** start Recorded data **

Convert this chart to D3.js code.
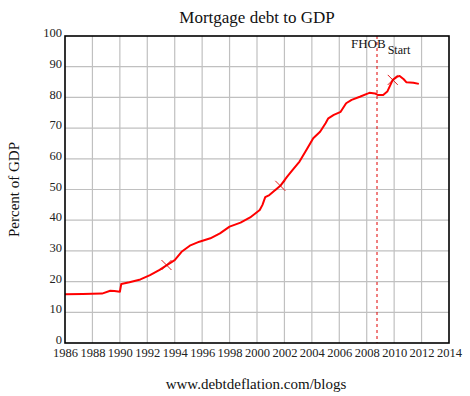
<!DOCTYPE html>
<html>
<head>
<meta charset="utf-8">
<script src="https://cdn.jsdelivr.net/npm/d3@7"></script>
<style>
  body { margin: 0; background: #fff; }
  svg { display: block; }
  svg text { font-family: "Liberation Serif", "Times New Roman", serif; }
</style>
</head>
<body>
<svg id="svg"></svg>
<script>
// mortgage debt as percent of GDP
const years = [1986.0, 1987.3, 1988.7, 1989.3, 1989.6, 1990.0, 1990.1, 1990.7, 1991.5, 1992.2, 1992.9, 1993.4, 1994.0, 1994.5,
  1995.1, 1995.8, 1996.6, 1997.3, 1998.0, 1998.8, 1999.5, 2000.2, 2000.4, 2000.6, 2000.9, 2001.7, 2002.2, 2002.6,
  2003.1, 2003.6, 2004.1, 2004.6, 2005.0, 2005.2, 2005.6, 2006.1, 2006.5, 2006.9, 2007.5, 2008.1, 2008.2, 2008.6,
  2008.8, 2009.2, 2009.5, 2009.9, 2010.2, 2010.4, 2010.7, 2010.9, 2011.4, 2011.8];
const debt = [15.9, 16.0, 16.1, 17.0, 16.9, 16.7, 19.2, 19.8, 20.7, 22.1, 23.8, 25.3, 27.0, 29.7,
  31.7, 33.0, 34.1, 35.7, 37.9, 39.2, 40.9, 43.3, 45.0, 47.5, 48.2, 51.2, 54.2, 56.4,
  59.1, 62.9, 66.7, 68.8, 71.6, 73.2, 74.3, 75.3, 78.1, 79.2, 80.2, 81.3, 81.5, 81.3,
  80.8, 80.8, 81.9, 85.7, 86.7, 87.0, 85.9, 84.9, 84.8, 84.4];
const markerYears = [1993.4, 2001.7, 2009.9];
const markerValues = [25.4, 51.2, 85.7];
const fhobYear = 2008.75;
const xTicks = d3.range(1986, 2015, 2);
const yTicks = d3.range(0, 101, 10);

const width = 470, height = 396;
const m = {left: 65, right: 21, top: 36, bottom: 53};

const svg = d3.select("#svg").attr("width", width).attr("height", height);

const x = d3.scaleLinear([1986, 2014], [m.left, width - m.right]);
const y = d3.scaleLinear([0, 100], [height - m.bottom, m.top]);

// grid
svg.append("g")
  .selectAll("line")
  .data(xTicks.slice(1, -1))
  .join("line")
  .attr("x1", d => x(d)).attr("x2", d => x(d))
  .attr("y1", y(0)).attr("y2", y(100))
  .attr("stroke", "#c0c0c0").attr("stroke-width", 1.2);
svg.append("g")
  .selectAll("line")
  .data(yTicks.slice(1, -1))
  .join("line")
  .attr("x1", x(1986)).attr("x2", x(2014))
  .attr("y1", d => y(d)).attr("y2", d => y(d))
  .attr("stroke", "#c0c0c0").attr("stroke-width", 1.2);

// axes, labels only
const xAxis = svg.append("g")
  .attr("transform", `translate(0,${y(0)})`)
  .call(d3.axisBottom(x).tickValues(xTicks).tickFormat(d3.format("d")).tickSize(0).tickPadding(4));
const yAxis = svg.append("g")
  .attr("transform", `translate(${x(1986) - 1},0)`)
  .call(d3.axisLeft(y).tickValues(yTicks).tickSize(0).tickPadding(2));
[xAxis, yAxis].forEach(g => {
  g.attr("font-family", "Times New Roman").attr("font-size", 12.5);
  g.select(".domain").remove();
  g.selectAll("text").attr("fill", "#222");
});
xAxis.selectAll("text").attr("dy", "0.78em");
yAxis.selectAll("text").attr("dy", "0.05em");

// FHOB start line
svg.append("line")
  .attr("x1", x(fhobYear)).attr("x2", x(fhobYear))
  .attr("y1", y(100)).attr("y2", y(0))
  .attr("stroke", "#e00000").attr("stroke-width", 1)
  .attr("stroke-dasharray", "3,3");

// data line
svg.append("path")
  .datum(d3.zip(years, debt))
  .attr("fill", "none")
  .attr("stroke", "#ff0000")
  .attr("stroke-width", 2)
  .attr("stroke-linejoin", "round")
  .attr("d", d3.line().x(d => x(d[0])).y(d => y(d[1])));

// cross markers
svg.append("g")
  .selectAll("path")
  .data(d3.zip(markerYears, markerValues))
  .join("path")
  .attr("fill", "none").attr("stroke", "#e00000").attr("stroke-width", 0.9)
  .attr("d", d => {
    const cx = x(d[0]), cy = y(d[1]), r = 5;
    return `M${cx - r},${cy - r}L${cx + r},${cy + r}M${cx - r},${cy + r}L${cx + r},${cy - r}`;
  });

// frame
svg.append("rect")
  .attr("x", x(1986)).attr("y", y(100))
  .attr("width", x(2014) - x(1986)).attr("height", y(0) - y(100))
  .attr("fill", "none").attr("stroke", "#000").attr("stroke-width", 1.6);

// annotation
const ann = svg.append("text")
  .attr("x", x(fhobYear) - 26).attr("y", y(100) + 12)
  .attr("font-size", 13).attr("fill", "#111");
ann.append("tspan").text("FHOB");
ann.append("tspan").attr("dy", 6).attr("font-size", 12).attr("dx", 2).text("Start");

// titles
svg.append("text")
  .attr("x", 257).attr("y", 23)
  .attr("text-anchor", "middle").attr("font-size", 17).attr("fill", "#111")
  .text("Mortgage debt to GDP");
svg.append("text")
  .attr("transform", `translate(19,${(y(0) + y(100)) / 2}) rotate(-90)`)
  .attr("text-anchor", "middle").attr("font-size", 15).attr("fill", "#111")
  .text("Percent of GDP");
svg.append("text")
  .attr("x", 256).attr("y", 389)
  .attr("text-anchor", "middle").attr("font-size", 15).attr("fill", "#111")
  .text("www.debtdeflation.com/blogs");
</script>
</body>
</html>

** end Recorded data **

*Challenge:*
Except for the pictures, give all the material above again verbatim.

*Written reply:*
Convert this chart to D3.js code.
<!DOCTYPE html>
<html>
<head>
<meta charset="utf-8">
<script src="https://cdn.jsdelivr.net/npm/d3@7"></script>
<style>
  body { margin: 0; background: #fff; }
  svg { display: block; }
  svg text { font-family: "Liberation Serif", "Times New Roman", serif; }
</style>
</head>
<body>
<svg id="svg"></svg>
<script>
// mortgage debt as percent of GDP
const years = [1986.0, 1987.3, 1988.7, 1989.3, 1989.6, 1990.0, 1990.1, 1990.7, 1991.5, 1992.2, 1992.9, 1993.4, 1994.0, 1994.5,
  1995.1, 1995.8, 1996.6, 1997.3, 1998.0, 1998.8, 1999.5, 2000.2, 2000.4, 2000.6, 2000.9, 2001.7, 2002.2, 2002.6,
  2003.1, 2003.6, 2004.1, 2004.6, 2005.0, 2005.2, 2005.6, 2006.1, 2006.5, 2006.9, 2007.5, 2008.1, 2008.2, 2008.6,
  2008.8, 2009.2, 2009.5, 2009.9, 2010.2, 2010.4, 2010.7, 2010.9, 2011.4, 2011.8];
const debt = [15.9, 16.0, 16.1, 17.0, 16.9, 16.7, 19.2, 19.8, 20.7, 22.1, 23.8, 25.3, 27.0, 29.7,
  31.7, 33.0, 34.1, 35.7, 37.9, 39.2, 40.9, 43.3, 45.0, 47.5, 48.2, 51.2, 54.2, 56.4,
  59.1, 62.9, 66.7, 68.8, 71.6, 73.2, 74.3, 75.3, 78.1, 79.2, 80.2, 81.3, 81.5, 81.3,
  80.8, 80.8, 81.9, 85.7, 86.7, 87.0, 85.9, 84.9, 84.8, 84.4];
const markerYears = [1993.4, 2001.7, 2009.9];
const markerValues = [25.4, 51.2, 85.7];
const fhobYear = 2008.75;
const xTicks = d3.range(1986, 2015, 2);
const yTicks = d3.range(0, 101, 10);

const width = 470, height = 396;
const m = {left: 65, right: 21, top: 36, bottom: 53};

const svg = d3.select("#svg").attr("width", width).attr("height", height);

const x = d3.scaleLinear([1986, 2014], [m.left, width - m.right]);
const y = d3.scaleLinear([0, 100], [height - m.bottom, m.top]);

// grid
svg.append("g")
  .selectAll("line")
  .data(xTicks.slice(1, -1))
  .join("line")
  .attr("x1", d => x(d)).attr("x2", d => x(d))
  .attr("y1", y(0)).attr("y2", y(100))
  .attr("stroke", "#c0c0c0").attr("stroke-width", 1.2);
svg.append("g")
  .selectAll("line")
  .data(yTicks.slice(1, -1))
  .join("line")
  .attr("x1", x(1986)).attr("x2", x(2014))
  .attr("y1", d => y(d)).attr("y2", d => y(d))
  .attr("stroke", "#c0c0c0").attr("stroke-width", 1.2);

// axes, labels only
const xAxis = svg.append("g")
  .attr("transform", `translate(0,${y(0)})`)
  .call(d3.axisBottom(x).tickValues(xTicks).tickFormat(d3.format("d")).tickSize(0).tickPadding(4));
const yAxis = svg.append("g")
  .attr("transform", `translate(${x(1986) - 1},0)`)
  .call(d3.axisLeft(y).tickValues(yTicks).tickSize(0).tickPadding(2));
[xAxis, yAxis].forEach(g => {
  g.attr("font-family", "Times New Roman").attr("font-size", 12.5);
  g.select(".domain").remove();
  g.selectAll("text").attr("fill", "#222");
});
xAxis.selectAll("text").attr("dy", "0.78em");
yAxis.selectAll("text").attr("dy", "0.05em");

// FHOB start line
svg.append("line")
  .attr("x1", x(fhobYear)).attr("x2", x(fhobYear))
  .attr("y1", y(100)).attr("y2", y(0))
  .attr("stroke", "#e00000").attr("stroke-width", 1)
  .attr("stroke-dasharray", "3,3");

// data line
svg.append("path")
  .datum(d3.zip(years, debt))
  .attr("fill", "none")
  .attr("stroke", "#ff0000")
  .attr("stroke-width", 2)
  .attr("stroke-linejoin", "round")
  .attr("d", d3.line().x(d => x(d[0])).y(d => y(d[1])));

// cross markers
svg.append("g")
  .selectAll("path")
  .data(d3.zip(markerYears, markerValues))
  .join("path")
  .attr("fill", "none").attr("stroke", "#e00000").attr("stroke-width", 0.9)
  .attr("d", d => {
    const cx = x(d[0]), cy = y(d[1]), r = 5;
    return `M${cx - r},${cy - r}L${cx + r},${cy + r}M${cx - r},${cy + r}L${cx + r},${cy - r}`;
  });

// frame
svg.append("rect")
  .attr("x", x(1986)).attr("y", y(100))
  .attr("width", x(2014) - x(1986)).attr("height", y(0) - y(100))
  .attr("fill", "none").attr("stroke", "#000").attr("stroke-width", 1.6);

// annotation
const ann = svg.append("text")
  .attr("x", x(fhobYear) - 26).attr("y", y(100) + 12)
  .attr("font-size", 13).attr("fill", "#111");
ann.append("tspan").text("FHOB");
ann.append("tspan").attr("dy", 6).attr("font-size", 12).attr("dx", 2).text("Start");

// titles
svg.append("text")
  .attr("x", 257).attr("y", 23)
  .attr("text-anchor", "middle").attr("font-size", 17).attr("fill", "#111")
  .text("Mortgage debt to GDP");
svg.append("text")
  .attr("transform", `translate(19,${(y(0) + y(100)) / 2}) rotate(-90)`)
  .attr("text-anchor", "middle").attr("font-size", 15).attr("fill", "#111")
  .text("Percent of GDP");
svg.append("text")
  .attr("x", 256).attr("y", 389)
  .attr("text-anchor", "middle").attr("font-size", 15).attr("fill", "#111")
  .text("www.debtdeflation.com/blogs");
</script>
</body>
</html>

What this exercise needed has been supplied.